There are a large number of web applications that only provide a human oriented interface, that usually presents a form that needs to be filled in with some information and submitted. Afterwards, the human user has to click through response pages until the relevant information is found. Integrating those applications involves emulating this human interaction, while offering a programmatic interface to the virtual integration systems, and this is achieved by means of a wrapper.
Inside a wrapper, the navigator is the module responsible of executing the filled forms provided by an enquirer and navigating through the results to fetch data pages. Note that this process may lead to a data page in one step, to a no-results page, or to a so-called page hub [K99], which is a set of interlinked pages that provide short descriptions of the information in other data pages together with links to them.
There is a lack for techniques to navigate intelligently through search results in virtual integration contexts, while at the same time keeping the server load low, saving bandwidth, and therefore, offering a reasonable client response time.

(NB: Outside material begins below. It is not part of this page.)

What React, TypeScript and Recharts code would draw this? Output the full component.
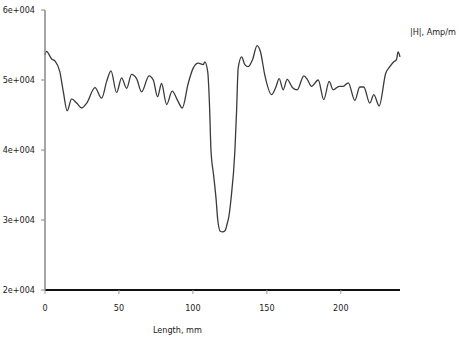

Visiting many irrelevant links is problematic insofar it has an impact on a server’s response time and on the bandwidth used. Our preliminary studies prove that typical hub pages include 60-90% irrelevant links [H09], which makes it clear the need for intelligent navigators.
To the present day, there are many approaches to solve the problem of navigating through a site, but most of them are unable to find pages containing relevant information efficiently.
Traditional crawlers [RG01] navigate a site by retrieving all of the pages they find, which means visiting all of the links. Focused crawlers only crawl pages about a given topic or pages that may lead to them, but they are not able to set relevant links apart and the ratio of irrelevant links visited is far from negligible [PS06, CDK99, ALG09]. Automated navigation pattern learners can be the solution to our problem, but the existing proposals have some shortcomings that must be addressed. A recent proposal by Vidal et al. [VSM08] is able to learn navigation patterns that set irrelevant pages apart without fetching them, i.e., the decision is solely based on their links; unfortunately, it seems unable to navigate through hub pages and does not guarantee that all relevant data pages are retrieved.
Our proposal is to research how intelligent techniques can be applied to build a navigator able to navigate intelligently. In our context, this means being able to classify links found on every page according to their functionality, that is, to their destination, before following them, and hence, being able to leave aside irrelevant links. We aim at relieving the user from the burden of classifying the links by hand, therefore the main focus is on finding a set of features to automatically classify links with a high precision. This set of features, moreover, has to be sufficiently generic as to be applicable to most web sites, instead of building a model for each particular site.
Existing proposals in the web navigation area do not address some of the problems stated before. Although there are a large number of proposals studying the use of links for web page classification purposes, link classification in itself has not been thoroughly studied yet. Most proposals are supervised, and they depend on the intervention of the user for selecting the links that should be followed. Instead, our focus is on a non-supervised solution, which is more reusable, fault tolerant, and easier to adapt to ever-changing web sites. The unsupervised existing proposals try to tackle navigation problems by analysing each site and extracting several specific models, while we focus on link classification in order to obtain a generic model.
[ALG09] A Genre-Aware Approach to Focused Crawling. G.T. de Assis, A.H.F. Laender, M.A. Gonçalves, A.S. da Silva. WWW Journal, 12(3):285-319. 2009.
[CDK99] Mining the Web's Link Structure. S. Chakrabarti, B. Dom, R. Kumar, P. Raghavan, S. Rajagopalan, A. Tomkins, D. Gibson, J.M. Kleinberg. IEEE Computer, 32(8):60-67. 1999.
[H09] Intelligent Web Navigation. I. Hernández. Taller de Trabajo Zoco'09/JISBD, 2009.
[K99]Authoritative Sources in a Hyperlinked Environment. Jon M. Kleinberg. J. ACM, 46(5):604-632. 1999
[PS06] Link Contexts in Classifier-Guided Topical Crawlers. G. Pant, P. Srinivasan. IEEE Trans. Knowl. Data Eng., 18(1):107-122. 2006.
[RG01] Crawling the Hidden Web. S. Raghavan, H. Garcia-Molina. VLDB Conf., 129-138. 2001
[VSM08] Structure-Based Crawling in the Hidden Web. M.L.A. Vidal, A.S. da Silva, E.S. de Moura, J.M.B. Cavalcanti. J. UCS, 14(11):1857-1876. 2008.